In March 2020, the COVID-19 pandemic took the world by surprise and changed our lives intensely. As many people would tune into the news and see the daily number of new cases and deaths recorded increase, there was a sense of fear that centered around the uncertainty of death, isolation and loss of normalcy. As daunting as it seemed, these news outlets would always instill some hope into viewers’ minds after sharing the gruesome facts about the seriousness of this pandemic: the COVID-19 vaccine, a scientific solution proven with facts and data that has been in the works after the disease, Severe Acute Respiratory Syndrome (SARS), was discovered to be caused by the coronavirus in 2003. This glimmer of hope was so widely broadcasted to be the key back to normal life. So why is it that nearly 10 months after the vaccine became readily available to the public, countries around the world struggle to distribute it and have low vaccination rates?

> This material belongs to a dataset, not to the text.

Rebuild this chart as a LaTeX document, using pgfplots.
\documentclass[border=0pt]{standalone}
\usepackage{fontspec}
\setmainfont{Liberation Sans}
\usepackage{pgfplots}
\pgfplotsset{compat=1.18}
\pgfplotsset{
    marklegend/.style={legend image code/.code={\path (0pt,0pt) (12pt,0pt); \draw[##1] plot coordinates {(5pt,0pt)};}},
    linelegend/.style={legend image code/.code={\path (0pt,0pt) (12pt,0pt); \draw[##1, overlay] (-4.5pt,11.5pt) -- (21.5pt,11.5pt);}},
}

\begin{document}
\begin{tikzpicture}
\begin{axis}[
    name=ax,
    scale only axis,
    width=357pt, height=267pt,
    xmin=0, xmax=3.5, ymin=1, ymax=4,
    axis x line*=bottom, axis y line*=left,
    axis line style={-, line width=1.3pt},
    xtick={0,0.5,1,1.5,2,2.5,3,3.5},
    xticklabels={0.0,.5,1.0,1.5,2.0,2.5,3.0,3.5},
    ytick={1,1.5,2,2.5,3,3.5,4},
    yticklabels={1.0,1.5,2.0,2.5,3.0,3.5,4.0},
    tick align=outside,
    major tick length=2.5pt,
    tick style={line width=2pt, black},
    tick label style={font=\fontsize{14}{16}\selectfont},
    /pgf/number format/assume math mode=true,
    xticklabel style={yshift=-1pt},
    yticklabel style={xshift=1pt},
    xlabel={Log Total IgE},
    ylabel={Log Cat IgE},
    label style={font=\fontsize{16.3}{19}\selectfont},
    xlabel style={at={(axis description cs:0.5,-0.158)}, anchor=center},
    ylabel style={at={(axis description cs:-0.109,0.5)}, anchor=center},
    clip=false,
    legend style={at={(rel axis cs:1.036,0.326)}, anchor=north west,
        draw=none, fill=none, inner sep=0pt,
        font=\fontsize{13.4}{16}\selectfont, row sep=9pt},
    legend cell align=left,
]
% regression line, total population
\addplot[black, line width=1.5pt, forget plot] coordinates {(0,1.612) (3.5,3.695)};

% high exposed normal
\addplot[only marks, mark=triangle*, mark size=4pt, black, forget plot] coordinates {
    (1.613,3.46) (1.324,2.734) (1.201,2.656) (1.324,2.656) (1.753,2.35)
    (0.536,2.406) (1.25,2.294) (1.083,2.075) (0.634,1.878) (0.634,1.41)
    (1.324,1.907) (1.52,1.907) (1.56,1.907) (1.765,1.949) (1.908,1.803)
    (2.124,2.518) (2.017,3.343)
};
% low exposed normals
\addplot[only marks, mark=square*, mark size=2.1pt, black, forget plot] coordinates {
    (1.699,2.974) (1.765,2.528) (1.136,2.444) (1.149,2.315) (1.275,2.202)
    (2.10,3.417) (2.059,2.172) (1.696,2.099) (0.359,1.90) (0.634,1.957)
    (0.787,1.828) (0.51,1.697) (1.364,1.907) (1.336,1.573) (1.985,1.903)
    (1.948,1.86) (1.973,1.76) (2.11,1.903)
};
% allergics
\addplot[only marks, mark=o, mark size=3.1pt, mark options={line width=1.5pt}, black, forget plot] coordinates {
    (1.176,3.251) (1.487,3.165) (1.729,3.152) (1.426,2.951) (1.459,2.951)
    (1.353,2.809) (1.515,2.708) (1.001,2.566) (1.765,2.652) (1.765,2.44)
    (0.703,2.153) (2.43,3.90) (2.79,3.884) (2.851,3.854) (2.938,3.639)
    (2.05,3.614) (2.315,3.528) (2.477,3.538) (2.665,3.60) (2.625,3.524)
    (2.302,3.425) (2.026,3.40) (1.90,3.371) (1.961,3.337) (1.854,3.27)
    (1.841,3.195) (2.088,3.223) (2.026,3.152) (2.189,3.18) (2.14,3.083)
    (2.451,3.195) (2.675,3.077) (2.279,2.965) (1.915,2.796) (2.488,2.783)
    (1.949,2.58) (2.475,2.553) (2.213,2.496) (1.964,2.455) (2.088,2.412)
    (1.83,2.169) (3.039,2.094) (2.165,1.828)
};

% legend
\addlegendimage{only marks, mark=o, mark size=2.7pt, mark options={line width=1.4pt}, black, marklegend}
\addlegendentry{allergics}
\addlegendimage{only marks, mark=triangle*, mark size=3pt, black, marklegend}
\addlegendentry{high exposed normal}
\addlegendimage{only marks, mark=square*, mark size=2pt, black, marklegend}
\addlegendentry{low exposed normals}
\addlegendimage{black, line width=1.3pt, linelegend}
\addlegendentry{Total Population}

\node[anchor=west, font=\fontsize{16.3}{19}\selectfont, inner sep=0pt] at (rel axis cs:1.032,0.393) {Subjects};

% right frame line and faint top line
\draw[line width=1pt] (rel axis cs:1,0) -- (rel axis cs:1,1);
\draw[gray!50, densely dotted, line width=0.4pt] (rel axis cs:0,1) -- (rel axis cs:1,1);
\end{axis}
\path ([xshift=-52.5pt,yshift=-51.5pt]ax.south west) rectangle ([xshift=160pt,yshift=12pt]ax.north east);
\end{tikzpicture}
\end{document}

The answer to this lies in a term called global vaccine inequity. Vaccine equity refers to how all the people in the world should have equal access to the COVID-19 vaccine and the inequity explains how varied factors like socioeconomic status, race, gender and more interfere with this goal. While higher socioeconomic status countries like the United States continue to garner access to this vaccine and distribute it within their country and even throw away leftover doses, lower socioeconomic status countries in Africa and Asia struggle to vaccinate more than 5% of their population. As a result, these countries have damaging surges of different variants that leave them with horrific numbers of death and total cases.
World Health Organization (WHO) head, Dr. Tedros Adhanom, describes this vaccine inequity as a “moral catastrophe.” Richer countries like Israel, Canada, and the United States buy vaccine supplies for booster shots and shots for the younger population without leaving any to spare for the lower socioeconomic countries. Dr. Adhanom pleaded with the richer countries to donate these doses to less fortunate countries to help them combat this disease. Yet now, six months after this plea, the United States’ FDA is approving booster shots and is now distributing them to the older population, while destitute countries suffer with low vaccination rates and the spread of this disease.
I agree with Dr. Adhanom’s sentiment. This inequity is not something that is foreign to the world, and for a country as individualistic as the United States, it’s not surprising to see the lack of donation of this life-saving vaccine to disadvantaged countries. A simple example of this was in July 2021, when the world witnessed one of the worst COVID-19 surges in India. Every day, I would tune into the news and hear the horrifying numbers that India would report, reaching its peak at this time with 400,000+ cases in one day. Bodies were piling up outside to be cremated, contributing to the ongoing pollution crisis in India. Numbers were also predicted to be five times higher than what India was announcing due to the lack of reports. I was sitting down in my living room, looking at the TV, feeling hopeless as I watched my home country slowly fall apart economically, environmentally and collectively. As an 18-year-old in America, I was fully vaccinated while there were elderly people in India dying on makeshift beds outside of hospitals, all because India doesn’t have access to the decreasing vaccine supply.
Big pharmaceutical companies making these vaccines, such as Pfizer and Moderna, are playing a game of Monopoly with other countries to withhold information about the manufacturing process of the vaccine. A proposal given by the Trade Related Aspects of Intellectual Property Rights (TRIPS) spoke out about a crucial aspect of mandating a technology transfer of how to produce the vaccine. These big pharmaceutical companies and others with high influence, such as Bill Gates, are speaking against this policy to maintain the prices the U.S. is selling the vaccines at. This is because the U.S. wants to remain as the primary distributor of the vaccine and not have the competition of countries sell them at lower prices. With no other way of manufacturing vaccines themselves, and the heightened prices that the U.S. distributes them at, these underdeveloped countries are succumbing to the hands of the rich.
As the virus continues, it moves quicker than the distribution of vaccines globally. If these vaccines were equally distributed, family members, front line workers and high-risk people all around the world could have been vaccinated. As I urge everyone to get vaccinated, I also encourage everyone to donate a vaccination through GoGiveOne, a vaccination donation website sponsored by the World Health Organization. The pandemic will only continue to progress unless we all work together to eliminate vaccine inequity.